I wasn't rioting, nor did I want to be. I wasn't looting, though I might have. It all depends on which stores were being looted. Would I take a pair of shoes from Foot Locker or Athlete's Foot? - Hell yes, but I wouldn't dare take anything from mom and pop. One store is purely for profit and the other is solely for service. Though much safer than the barrel of a gun, deciding which stores to loot takes even less thought.

Let's do the opposite and decide which one deserves our patronage. On one hand, there's a store that is owned and run by a single family. Their livelihood depends on the success of their business and the only way to thrive is repeat customers and word of mouth because they can't buy a $20,000 television commercial. The employees, if they're not related to the owner, probably know the owner. The owner probably works in the store and probably lives nearby.

On the other hand, there's a store that is owned by some guy in some suit who lives in some big city and drives a Humvee. He's got a livelihood and doesn't need to depend on one measly business in a college town. Essentially, he has nothing invested in this one store except for a little bit of cash. The employees that work in a chain store are making minimum wage and don't care about the store or the customers. These are the people that piss in your popcorn and spit in your salad.

I recommend that everyone work in customer service (food service being the most difficult) at least once in their lives. Not only will you understand what I'm talking about, but you will also experience the pain of bad customers. These are the people that don't say "Thank you," demand everything, treat you like you're incompetent and tip very poorly. I was a waiter for four months, and I will never again tip below 20 percent for half-decent service. The world would be a much better place if we all had minimum-wage jobs.

Anyway, my point is - support your local businesses. They support you with their blood, sweat and tears. It might be a little more expensive, but it's worth the warm atmosphere and not having a Starbucks or Gap on every other corner.

When I say local businesses, I mean mom and pop shops, not just geographically local. So when you're visiting New York, Paris, or Beijing look for some random hole-in-the-wall restaurant, not McDonald's or Hard Rock Cafe. Why would you want to travel 3,000 miles to eat food you've already eaten?

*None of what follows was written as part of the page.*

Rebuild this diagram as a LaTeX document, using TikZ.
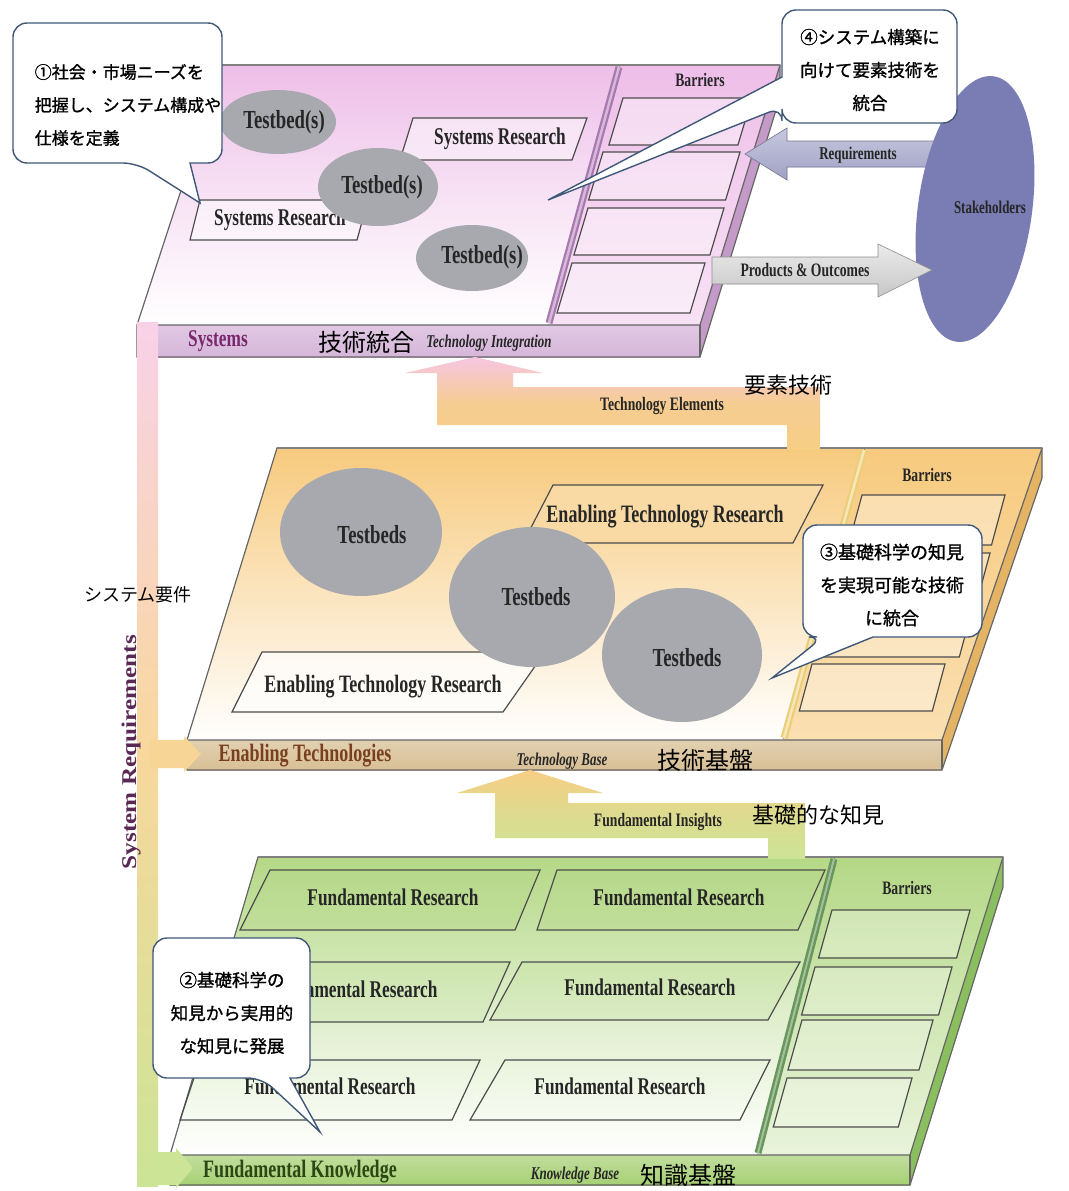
\documentclass[tikz,border=0pt]{standalone}
\usepackage{fontspec}
\setmainfont{Liberation Serif}
\newfontfamily\condser[FakeStretch=0.72]{Liberation Serif}
\newfontfamily\wideser[FakeStretch=1.2]{Liberation Serif}
\newfontfamily\jpsans{Noto Sans CJK JP}
\newfontfamily\jpheavy[FakeBold=1.2]{Noto Sans CJK JP}
\usetikzlibrary{shapes.geometric}
\newcommand\setfs[1]{\fontsize{#1}{#1}\selectfont}

\definecolor{pinkTop}{RGB}{238,190,232}
\definecolor{pinkBar}{RGB}{214,182,218}
\definecolor{pinkSide}{RGB}{196,154,200}
\definecolor{pinkDiv}{RGB}{170,120,176}
\definecolor{sysText}{RGB}{122,40,110}
\definecolor{orTop}{RGB}{247,202,126}
\definecolor{orBar}{RGB}{216,192,150}
\definecolor{orSide}{RGB}{228,180,100}
\definecolor{orDiv}{RGB}{236,206,120}
\definecolor{etText}{RGB}{120,64,32}
\definecolor{grTop}{RGB}{180,216,134}
\definecolor{grBar}{RGB}{166,208,116}
\definecolor{grSide}{RGB}{138,190,94}
\definecolor{grDiv}{RGB}{104,150,92}
\definecolor{fkText}{RGB}{44,70,20}
\definecolor{tbGray}{RGB}{168,169,174}
\definecolor{stake}{RGB}{122,124,180}
\definecolor{reqArrow}{RGB}{168,170,206}
\definecolor{calloutLine}{RGB}{64,88,120}
\definecolor{srText}{RGB}{90,40,84}
\definecolor{arPink}{RGB}{246,198,226}
\definecolor{arOrange}{RGB}{246,206,132}
\definecolor{arGreen}{RGB}{204,228,150}

\begin{document}
\begin{tikzpicture}[x=1pt,y=-1pt,
  edge/.style={draw=black!60, line width=1.2},
  topedge/.style={draw=black!50, line width=2.4},
  box/.style={draw=black!70, line width=1.2},
  tb/.style={ellipse, fill=tbGray, inner sep=0},
  lbl/.style={inner sep=0, text=black!85, font={\condser\bfseries\setfs{#1}}},
  ilbl/.style={inner sep=0, text=black!85, font={\condser\bfseries\itshape\setfs{#1}}},
  jlbl/.style={inner sep=0, text=black, font={\jpsans\setfs{#1}}},
  jcall/.style={inner sep=0, text=black, font={\jpheavy\fontsize{#1}{33}\selectfont}},
  callout/.style={draw=calloutLine, line width=1.4, fill=white},
]
\useasboundingbox (0,0) rectangle (1068,1191);
\fill[white] (0,0) rectangle (1068,1191);

% ================= Systems layer =================
\fill[top color=pinkTop, bottom color=white, middle color=pinkTop!45] (222,65) -- (620,65) -- (548,325) -- (137,325) -- cycle;
\fill[top color=pinkTop, bottom color=pinkTop!45] (620,65) -- (780,65) -- (700,325) -- (548,325) -- cycle;
\fill[pinkSide] (780,65) -- (700,325) -- (700,357) -- (780,97) -- cycle;
\fill[top color=pinkBar!75, bottom color=pinkBar] (137,325) rectangle (700,357);
\draw[edge] (137,325) -- (222,65) -- (780,65) -- (780,97) -- (700,357) -- (137,357) -- cycle;
\draw[edge] (137,325) -- (700,325) -- (780,65);
\draw[edge] (700,325) -- (700,357);
\draw[topedge] (222,65) -- (780,65);
\draw[pinkDiv, line width=7] (619,67) -- (549,323);
\draw[pinkDiv!50, line width=2.5] (619,67) -- (549,323);

% research boxes
\draw[box, fill=white, fill opacity=0.45] (413,118) -- (587,118) -- (572,160) -- (400,160) -- cycle;
\draw[box, fill=white, fill opacity=0.45] (200,200) -- (368,200) -- (357,240) -- (190,240) -- cycle;
\node[lbl=24] (sr1) at (500,139) {Systems Research};
\node[lbl=24] (sr2) at (280,220) {Systems Research};

% barrier boxes
\foreach \yt/\yb/\xl/\xr in {98/145/623/752, 152/200/603/740, 208/255/588/724, 263/313/572/705}
  \draw[box, fill=white, fill opacity=0.4] (\xl,\yt) -- (\xr,\yt) -- ({\xr-0.3*(\yb-\yt)},\yb) -- ({\xl-0.3*(\yb-\yt)},\yb) -- cycle;
\node[lbl=19] (bar1) at (700,80) {Barriers};

% testbeds
\node[tb, minimum width=116, minimum height=64] (tbA) at (278,122) {};
\node[tb, minimum width=120, minimum height=78] (tbB) at (378,187) {};
\node[tb, minimum width=112, minimum height=66] (tbC) at (472,258) {};
\node[lbl=26] (tbAt) at (284,122) {Testbed(s)};
\node[lbl=26] (tbBt) at (382,187) {Testbed(s)};
\node[lbl=26] (tbCt) at (482,257) {Testbed(s)};

% bar labels
\node[lbl=24, text=sysText] (sysl) at (218,341) {Systems};
\node[jlbl=24] (sysj) at (366,342) {技術統合};
\node[ilbl=18] (sysi) at (489,343) {Technology Integration};

% stakeholders and flows
\path[fill=reqArrow, top color=reqArrow!65!white, bottom color=reqArrow!95!black, draw=reqArrow!70!black, line width=0.6]
  (940,141) -- (787,141) -- (787,128) -- (745,154) -- (787,180) -- (787,167) -- (940,167) -- cycle;
\node[lbl=18] (req) at (858,155) {Requirements};
\node[ellipse, fill=stake, minimum width=114, minimum height=268, rotate=-8, inner sep=0] (stk) at (975,209) {};
\node[lbl=18] (stkl) at (990,207) {Stakeholders};
\path[top color=black!8, bottom color=black!22, draw=black!45, line width=0.6]
  (712,257) -- (878,257) -- (878,244) -- (932,270) -- (878,297) -- (878,284) -- (712,284) -- cycle;
\node[lbl=19] (prod) at (805,270) {Products \& Outcomes};

% ================= Enabling technologies layer =================
\fill[top color=orTop, bottom color=white, middle color=orTop!50] (277,448) -- (865,448) -- (783,740) -- (187,740) -- cycle;
\fill[top color=orTop, bottom color=orTop!60] (865,448) -- (1042,448) -- (942,740) -- (783,740) -- cycle;
\fill[orSide] (1042,448) -- (942,740) -- (942,770) -- (1042,478) -- cycle;
\fill[top color=orBar!75, bottom color=orBar] (187,740) rectangle (942,770);
\draw[edge] (187,740) -- (277,448) -- (1042,448) -- (1042,478) -- (942,770) -- (187,770) -- cycle;
\draw[edge] (187,740) -- (942,740) -- (1042,448);
\draw[edge] (942,740) -- (942,770);
\draw[topedge] (277,448) -- (1042,448);
\draw[orDiv, line width=7] (864,450) -- (784,738);
\draw[orDiv!50!white, line width=2.5] (864,450) -- (784,738);

\draw[box, fill=orTop!70] (553,485) -- (823,485) -- (793,543) -- (523,543) -- cycle;
\draw[box, fill=white, fill opacity=0.7] (262,652) -- (545,652) -- (503,712) -- (232,712) -- cycle;
\node[lbl=25] (etr1) at (665,517) {Enabling Technology Research};
\node[lbl=25] (etr2) at (383,687) {Enabling Technology Research};

\foreach \yt/\yb/\xl/\xr in {495/545/862/1005, 553/602/846/990, 610/657/830/972, 664/711/812/945}
  \draw[box, fill=white, fill opacity=0.35] (\xl,\yt) -- (\xr,\yt) -- ({\xr-0.27*(\yb-\yt)},\yb) -- ({\xl-0.27*(\yb-\yt)},\yb) -- cycle;
\node[lbl=19] (bar2) at (927,475) {Barriers};

\node[tb, minimum width=162, minimum height=128] (tbD) at (361,532) {};
\node[tb, minimum width=166, minimum height=140] (tbE) at (532,597) {};
\node[tb, minimum width=160, minimum height=134] (tbF) at (682,655) {};
\node[lbl=26] (tbDt) at (372,535) {Testbeds};
\node[lbl=26] (tbEt) at (536,597) {Testbeds};
\node[lbl=26] (tbFt) at (687,658) {Testbeds};

\node[lbl=25, text=etText] (etl) at (305,756) {Enabling Technologies};
\node[ilbl=18] (eti) at (562,761) {Technology Base};
\node[jlbl=24] (etj) at (705,760) {技術基盤};

% technology elements flow
\path[top color=arPink, bottom color=arOrange, middle color=arOrange!85!arPink]
  (820,450) -- (820,387) -- (513,387) -- (513,373) -- (543,373) -- (475,357) -- (405,373) -- (437,373) -- (437,425) -- (787,425) -- (787,450) -- cycle;
\node[lbl=19] (tel) at (662,406) {Technology Elements};
\node[jlbl=22] (tej) at (788,385) {要素技術};

% ================= Fundamental knowledge layer =================
\fill[top color=grTop, bottom color=white, middle color=grTop!45] (258,857) -- (835,857) -- (757,1155) -- (170,1155) -- cycle;
\fill[top color=grTop, bottom color=grTop!30] (835,857) -- (1003,857) -- (910,1155) -- (757,1155) -- cycle;
\fill[grSide] (1003,857) -- (910,1155) -- (910,1185) -- (1003,887) -- cycle;
\fill[top color=grBar!70, bottom color=grBar] (170,1155) rectangle (910,1185);
\draw[edge] (170,1155) -- (258,857) -- (1003,857) -- (1003,887) -- (910,1185) -- (170,1185) -- cycle;
\draw[edge] (170,1155) -- (910,1155) -- (1003,857);
\draw[edge] (910,1155) -- (910,1185);
\draw[topedge] (258,857) -- (1003,857);
\draw[grDiv, line width=7] (834,859) -- (758,1153);
\draw[grDiv!60!white, line width=2] (834,859) -- (758,1153);

\draw[box, fill=grTop, fill opacity=0.35] (270,870) -- (540,870) -- (515,930) -- (240,930) -- cycle;
\draw[box, fill=grTop, fill opacity=0.35] (557,870) -- (825,870) -- (798,930) -- (537,930) -- cycle;
\draw[box, fill=grTop, fill opacity=0.15] (238,962) -- (510,962) -- (483,1022) -- (212,1022) -- cycle;
\draw[box, fill=grTop, fill opacity=0.15] (522,962) -- (800,962) -- (768,1020) -- (490,1020) -- cycle;
\draw[box] (200,1060) -- (480,1060) -- (452,1120) -- (180,1120) -- cycle;
\draw[box] (505,1060) -- (770,1060) -- (740,1120) -- (470,1120) -- cycle;
\node[lbl=24] (fr1) at (393,897) {Fundamental Research};
\node[lbl=24] (fr2) at (679,897) {Fundamental Research};
\node[lbl=24] (fr3) at (352,989) {Fundamental Research};
\node[lbl=24] (fr4) at (650,987) {Fundamental Research};
\node[lbl=24] (fr5) at (330,1086) {Fundamental Research};
\node[lbl=24] (fr6) at (620,1086) {Fundamental Research};

\foreach \yt/\yb/\xl/\xr in {910/958/832/970, 967/1015/815/952, 1020/1070/802/933, 1078/1127/787/912}
  \draw[box, fill=white, fill opacity=0.3] (\xl,\yt) -- (\xr,\yt) -- ({\xr-0.28*(\yb-\yt)},\yb) -- ({\xl-0.28*(\yb-\yt)},\yb) -- cycle;
\node[lbl=19] (bar3) at (907,888) {Barriers};

\node[lbl=25, text=fkText] (fkl) at (300,1172) {Fundamental Knowledge};
\node[ilbl=18] (fki) at (575,1175) {Knowledge Base};
\node[jlbl=24] (fkj) at (688,1175) {知識基盤};

% fundamental insights flow
\path[top color=arOrange, bottom color=arGreen, middle color=arGreen!60!arOrange]
  (805,859) -- (805,803) -- (568,803) -- (568,793) -- (603,793) -- (530,770) -- (457,793) -- (495,793) -- (495,838) -- (768,838) -- (768,859) -- cycle;
\node[lbl=19] (fil) at (658,822) {Fundamental Insights};
\node[jlbl=22] (fij) at (818,815) {基礎的な知見};

% ================= system requirements feedback =================
\fill[top color=arPink!80, bottom color=arGreen, middle color=arOrange!80] (137,322) rectangle (158,1186);
\fill[arOrange!85] (150,740) -- (184,740) -- (184,736) -- (201,754) -- (184,772) -- (184,768) -- (150,768) -- cycle;
\fill[arGreen] (150,1152) -- (176,1152) -- (176,1148) -- (193,1168) -- (176,1188) -- (176,1185) -- (150,1185) -- cycle;
\node[inner sep=0, text=srText, font={\wideser\bfseries\setfs{21}}, rotate=90] (sreq) at (131,752) {System Requirements};
\node[jlbl=18] (sreqj) at (138,595) {システム要件};

% ================= callouts =================
\draw[callout] (190,163) [rounded corners=14] -- (222,163) -- (222,23) -- (13,23) -- (13,163) -- (137,163) [sharp corners] -- (200,203) -- cycle;
\node[jcall=17, align=left] (c1) at (128,105) {①社会・市場ニーズを\\把握し、システム構成や\\仕様を定義};

\draw[callout] (782,77) [rounded corners=14] -- (782,10) -- (957,10) -- (957,123) -- (782,123) -- (782,107) [sharp corners] -- (548,200) -- cycle;
\node[jcall=17.5, align=center] (c4) at (870,70) {④システム構築に\\向けて要素技術を\\統合};

\draw[callout] (873,637) [rounded corners=14] -- (982,637) -- (982,525) -- (803,525) -- (803,637) -- (823,637) [sharp corners] -- (772,678) -- cycle;
\node[jcall=18, align=center] (c3) at (892,585) {③基礎科学の知見\\を実現可能な技術\\に統合};

\draw[callout] (290,1078) [rounded corners=14] -- (310,1078) -- (310,938) -- (153,938) -- (153,1078) -- (262,1078) [sharp corners] -- (320,1132) -- cycle;
\node[jcall=17.5, align=center] (c2) at (232,1013) {②基礎科学の\\知見から実用的\\な知見に発展};
\end{tikzpicture}
\end{document}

The same principle applies to music and movies. An expensive compact disc from a well-known band doesn't mean you're going to get better music, it means you're going to get an expensive compact disc. Music is created to be appreciated, not packaged and sold. Fuck Metallica and Dr. Dre. Check out a local band at a live show, then you won't just hear the music, you'll feel it. And if you want to see a good movie, don't spend $10 at the Metreon, try a local film festival.

In exchange for the wonderful service I've received over the past four years, I'm going to show my support and give a little free publicity to the businesses that care about their community. Here are some of my personal favorite Berkeley businesses:

  • Star Hair Salon - Good haircuts at the corner of Parker Street and Telegraph Avenue for only $11.
  • Taqueria Reyes - Good Mexican food in The Bear's Lair; try the agua frescas.
  • The Albatross - Arguably the best bar in Berkeley at San Pablo Avenue and Hearst Street; they have darts, board games and beer.
  • Thai Basil - Least ghetto in the Durant food ghetto; try the lunch special.
  • We're lucky there are so many great family-owned businesses here in Berkeley, but there are other places that aren't so lucky. When you get to those places that are littered with corporations, remember how much better the service will be, the food will taste and the music will sound when it comes from someone who truly cares. Look out for the people who look out for you.